#### What you need to do:
Leave out any picture and return the remaining listing below exactly as given.

#### Recorded data:
--------
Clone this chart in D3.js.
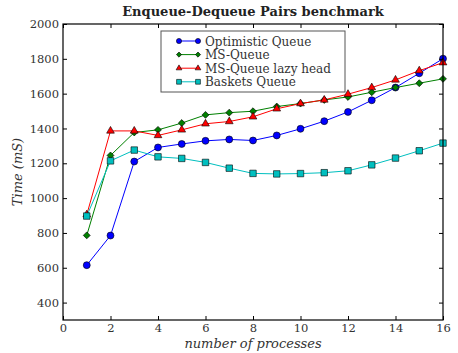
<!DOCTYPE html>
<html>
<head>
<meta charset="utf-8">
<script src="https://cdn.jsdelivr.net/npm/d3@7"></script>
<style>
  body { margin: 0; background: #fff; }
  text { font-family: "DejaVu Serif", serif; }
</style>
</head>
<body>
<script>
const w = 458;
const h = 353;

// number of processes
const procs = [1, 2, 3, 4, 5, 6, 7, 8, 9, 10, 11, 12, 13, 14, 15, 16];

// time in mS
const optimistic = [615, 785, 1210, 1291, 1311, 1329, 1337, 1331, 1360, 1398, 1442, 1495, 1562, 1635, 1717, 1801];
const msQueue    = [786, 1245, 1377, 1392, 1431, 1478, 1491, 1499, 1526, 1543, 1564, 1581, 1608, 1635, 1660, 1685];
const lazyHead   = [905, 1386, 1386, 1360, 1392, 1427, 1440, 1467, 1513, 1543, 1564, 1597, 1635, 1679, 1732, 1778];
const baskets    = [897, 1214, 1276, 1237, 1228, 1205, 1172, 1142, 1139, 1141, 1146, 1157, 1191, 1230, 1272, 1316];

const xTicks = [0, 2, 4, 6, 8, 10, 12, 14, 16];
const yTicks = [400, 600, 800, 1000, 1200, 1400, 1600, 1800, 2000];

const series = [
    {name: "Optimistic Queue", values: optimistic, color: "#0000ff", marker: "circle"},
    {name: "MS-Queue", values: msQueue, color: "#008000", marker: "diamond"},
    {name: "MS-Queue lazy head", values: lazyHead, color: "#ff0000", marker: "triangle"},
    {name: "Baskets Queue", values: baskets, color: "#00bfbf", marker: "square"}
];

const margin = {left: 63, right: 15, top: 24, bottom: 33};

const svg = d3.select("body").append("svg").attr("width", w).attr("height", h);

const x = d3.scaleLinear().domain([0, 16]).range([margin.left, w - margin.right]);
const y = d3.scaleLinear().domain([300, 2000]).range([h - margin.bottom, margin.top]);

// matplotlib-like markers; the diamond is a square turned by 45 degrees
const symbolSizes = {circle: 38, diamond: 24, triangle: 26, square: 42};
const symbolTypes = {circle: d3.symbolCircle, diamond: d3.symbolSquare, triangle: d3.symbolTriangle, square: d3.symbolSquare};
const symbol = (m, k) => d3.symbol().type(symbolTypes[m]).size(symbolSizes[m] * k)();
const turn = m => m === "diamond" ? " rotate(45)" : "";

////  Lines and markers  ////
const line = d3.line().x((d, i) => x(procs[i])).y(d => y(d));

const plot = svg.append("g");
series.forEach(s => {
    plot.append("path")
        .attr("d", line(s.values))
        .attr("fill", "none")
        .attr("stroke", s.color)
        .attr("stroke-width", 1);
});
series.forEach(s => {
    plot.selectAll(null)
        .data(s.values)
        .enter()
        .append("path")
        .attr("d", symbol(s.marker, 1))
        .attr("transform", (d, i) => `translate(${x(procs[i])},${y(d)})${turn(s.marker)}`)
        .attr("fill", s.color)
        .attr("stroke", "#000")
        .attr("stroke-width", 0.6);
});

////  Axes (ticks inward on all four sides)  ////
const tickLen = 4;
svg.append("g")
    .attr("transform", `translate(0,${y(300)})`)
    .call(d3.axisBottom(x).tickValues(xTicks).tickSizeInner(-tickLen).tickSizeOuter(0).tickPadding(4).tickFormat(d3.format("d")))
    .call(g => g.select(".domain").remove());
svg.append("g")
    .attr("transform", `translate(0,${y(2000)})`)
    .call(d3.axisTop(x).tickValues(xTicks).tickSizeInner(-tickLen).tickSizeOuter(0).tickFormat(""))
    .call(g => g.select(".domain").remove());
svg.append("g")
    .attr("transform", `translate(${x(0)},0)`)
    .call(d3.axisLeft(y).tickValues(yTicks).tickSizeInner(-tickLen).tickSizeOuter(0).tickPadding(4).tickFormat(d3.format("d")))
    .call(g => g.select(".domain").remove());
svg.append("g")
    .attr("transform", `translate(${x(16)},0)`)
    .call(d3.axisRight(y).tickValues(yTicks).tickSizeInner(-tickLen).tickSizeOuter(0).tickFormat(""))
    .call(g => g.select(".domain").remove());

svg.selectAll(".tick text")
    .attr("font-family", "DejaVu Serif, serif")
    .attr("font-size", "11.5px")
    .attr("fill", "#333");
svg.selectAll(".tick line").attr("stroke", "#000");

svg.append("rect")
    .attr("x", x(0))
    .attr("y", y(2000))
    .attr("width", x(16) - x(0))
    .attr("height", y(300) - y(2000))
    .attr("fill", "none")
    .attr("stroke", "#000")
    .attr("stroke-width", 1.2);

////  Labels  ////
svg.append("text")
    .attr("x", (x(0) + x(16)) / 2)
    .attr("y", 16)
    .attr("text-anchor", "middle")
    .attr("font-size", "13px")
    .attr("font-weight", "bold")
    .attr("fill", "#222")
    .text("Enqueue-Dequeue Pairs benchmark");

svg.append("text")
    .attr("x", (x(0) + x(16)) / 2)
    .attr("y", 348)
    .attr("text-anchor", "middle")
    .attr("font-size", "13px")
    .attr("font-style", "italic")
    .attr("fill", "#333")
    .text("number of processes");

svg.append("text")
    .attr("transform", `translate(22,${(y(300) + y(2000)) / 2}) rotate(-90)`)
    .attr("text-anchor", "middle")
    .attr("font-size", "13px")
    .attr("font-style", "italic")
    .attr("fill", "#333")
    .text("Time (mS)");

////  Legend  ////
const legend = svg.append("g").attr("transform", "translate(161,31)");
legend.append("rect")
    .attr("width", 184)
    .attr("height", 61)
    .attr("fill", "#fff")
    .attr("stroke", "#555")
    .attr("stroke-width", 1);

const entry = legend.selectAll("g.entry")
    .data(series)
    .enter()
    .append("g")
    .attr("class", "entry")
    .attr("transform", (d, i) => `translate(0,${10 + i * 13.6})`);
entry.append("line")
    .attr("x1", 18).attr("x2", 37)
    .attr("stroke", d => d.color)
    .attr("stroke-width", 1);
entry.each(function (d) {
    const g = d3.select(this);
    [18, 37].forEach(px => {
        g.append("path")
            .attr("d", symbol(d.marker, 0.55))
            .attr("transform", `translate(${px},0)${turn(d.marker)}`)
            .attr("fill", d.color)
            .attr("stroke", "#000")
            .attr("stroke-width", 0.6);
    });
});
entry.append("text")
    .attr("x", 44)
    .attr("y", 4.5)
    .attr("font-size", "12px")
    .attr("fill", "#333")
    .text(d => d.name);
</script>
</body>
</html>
--------
#### Solution for this task:
Clone this chart in D3.js.
<!DOCTYPE html>
<html>
<head>
<meta charset="utf-8">
<script src="https://cdn.jsdelivr.net/npm/d3@7"></script>
<style>
  body { margin: 0; background: #fff; }
  text { font-family: "DejaVu Serif", serif; }
</style>
</head>
<body>
<script>
const w = 458;
const h = 353;

// number of processes
const procs = [1, 2, 3, 4, 5, 6, 7, 8, 9, 10, 11, 12, 13, 14, 15, 16];

// time in mS
const optimistic = [615, 785, 1210, 1291, 1311, 1329, 1337, 1331, 1360, 1398, 1442, 1495, 1562, 1635, 1717, 1801];
const msQueue    = [786, 1245, 1377, 1392, 1431, 1478, 1491, 1499, 1526, 1543, 1564, 1581, 1608, 1635, 1660, 1685];
const lazyHead   = [905, 1386, 1386, 1360, 1392, 1427, 1440, 1467, 1513, 1543, 1564, 1597, 1635, 1679, 1732, 1778];
const baskets    = [897, 1214, 1276, 1237, 1228, 1205, 1172, 1142, 1139, 1141, 1146, 1157, 1191, 1230, 1272, 1316];

const xTicks = [0, 2, 4, 6, 8, 10, 12, 14, 16];
const yTicks = [400, 600, 800, 1000, 1200, 1400, 1600, 1800, 2000];

const series = [
    {name: "Optimistic Queue", values: optimistic, color: "#0000ff", marker: "circle"},
    {name: "MS-Queue", values: msQueue, color: "#008000", marker: "diamond"},
    {name: "MS-Queue lazy head", values: lazyHead, color: "#ff0000", marker: "triangle"},
    {name: "Baskets Queue", values: baskets, color: "#00bfbf", marker: "square"}
];

const margin = {left: 63, right: 15, top: 24, bottom: 33};

const svg = d3.select("body").append("svg").attr("width", w).attr("height", h);

const x = d3.scaleLinear().domain([0, 16]).range([margin.left, w - margin.right]);
const y = d3.scaleLinear().domain([300, 2000]).range([h - margin.bottom, margin.top]);

// matplotlib-like markers; the diamond is a square turned by 45 degrees
const symbolSizes = {circle: 38, diamond: 24, triangle: 26, square: 42};
const symbolTypes = {circle: d3.symbolCircle, diamond: d3.symbolSquare, triangle: d3.symbolTriangle, square: d3.symbolSquare};
const symbol = (m, k) => d3.symbol().type(symbolTypes[m]).size(symbolSizes[m] * k)();
const turn = m => m === "diamond" ? " rotate(45)" : "";

////  Lines and markers  ////
const line = d3.line().x((d, i) => x(procs[i])).y(d => y(d));

const plot = svg.append("g");
series.forEach(s => {
    plot.append("path")
        .attr("d", line(s.values))
        .attr("fill", "none")
        .attr("stroke", s.color)
        .attr("stroke-width", 1);
});
series.forEach(s => {
    plot.selectAll(null)
        .data(s.values)
        .enter()
        .append("path")
        .attr("d", symbol(s.marker, 1))
        .attr("transform", (d, i) => `translate(${x(procs[i])},${y(d)})${turn(s.marker)}`)
        .attr("fill", s.color)
        .attr("stroke", "#000")
        .attr("stroke-width", 0.6);
});

////  Axes (ticks inward on all four sides)  ////
const tickLen = 4;
svg.append("g")
    .attr("transform", `translate(0,${y(300)})`)
    .call(d3.axisBottom(x).tickValues(xTicks).tickSizeInner(-tickLen).tickSizeOuter(0).tickPadding(4).tickFormat(d3.format("d")))
    .call(g => g.select(".domain").remove());
svg.append("g")
    .attr("transform", `translate(0,${y(2000)})`)
    .call(d3.axisTop(x).tickValues(xTicks).tickSizeInner(-tickLen).tickSizeOuter(0).tickFormat(""))
    .call(g => g.select(".domain").remove());
svg.append("g")
    .attr("transform", `translate(${x(0)},0)`)
    .call(d3.axisLeft(y).tickValues(yTicks).tickSizeInner(-tickLen).tickSizeOuter(0).tickPadding(4).tickFormat(d3.format("d")))
    .call(g => g.select(".domain").remove());
svg.append("g")
    .attr("transform", `translate(${x(16)},0)`)
    .call(d3.axisRight(y).tickValues(yTicks).tickSizeInner(-tickLen).tickSizeOuter(0).tickFormat(""))
    .call(g => g.select(".domain").remove());

svg.selectAll(".tick text")
    .attr("font-family", "DejaVu Serif, serif")
    .attr("font-size", "11.5px")
    .attr("fill", "#333");
svg.selectAll(".tick line").attr("stroke", "#000");

svg.append("rect")
    .attr("x", x(0))
    .attr("y", y(2000))
    .attr("width", x(16) - x(0))
    .attr("height", y(300) - y(2000))
    .attr("fill", "none")
    .attr("stroke", "#000")
    .attr("stroke-width", 1.2);

////  Labels  ////
svg.append("text")
    .attr("x", (x(0) + x(16)) / 2)
    .attr("y", 16)
    .attr("text-anchor", "middle")
    .attr("font-size", "13px")
    .attr("font-weight", "bold")
    .attr("fill", "#222")
    .text("Enqueue-Dequeue Pairs benchmark");

svg.append("text")
    .attr("x", (x(0) + x(16)) / 2)
    .attr("y", 348)
    .attr("text-anchor", "middle")
    .attr("font-size", "13px")
    .attr("font-style", "italic")
    .attr("fill", "#333")
    .text("number of processes");

svg.append("text")
    .attr("transform", `translate(22,${(y(300) + y(2000)) / 2}) rotate(-90)`)
    .attr("text-anchor", "middle")
    .attr("font-size", "13px")
    .attr("font-style", "italic")
    .attr("fill", "#333")
    .text("Time (mS)");

////  Legend  ////
const legend = svg.append("g").attr("transform", "translate(161,31)");
legend.append("rect")
    .attr("width", 184)
    .attr("height", 61)
    .attr("fill", "#fff")
    .attr("stroke", "#555")
    .attr("stroke-width", 1);

const entry = legend.selectAll("g.entry")
    .data(series)
    .enter()
    .append("g")
    .attr("class", "entry")
    .attr("transform", (d, i) => `translate(0,${10 + i * 13.6})`);
entry.append("line")
    .attr("x1", 18).attr("x2", 37)
    .attr("stroke", d => d.color)
    .attr("stroke-width", 1);
entry.each(function (d) {
    const g = d3.select(this);
    [18, 37].forEach(px => {
        g.append("path")
            .attr("d", symbol(d.marker, 0.55))
            .attr("transform", `translate(${px},0)${turn(d.marker)}`)
            .attr("fill", d.color)
            .attr("stroke", "#000")
            .attr("stroke-width", 0.6);
    });
});
entry.append("text")
    .attr("x", 44)
    .attr("y", 4.5)
    .attr("font-size", "12px")
    .attr("fill", "#333")
    .text(d => d.name);
</script>
</body>
</html>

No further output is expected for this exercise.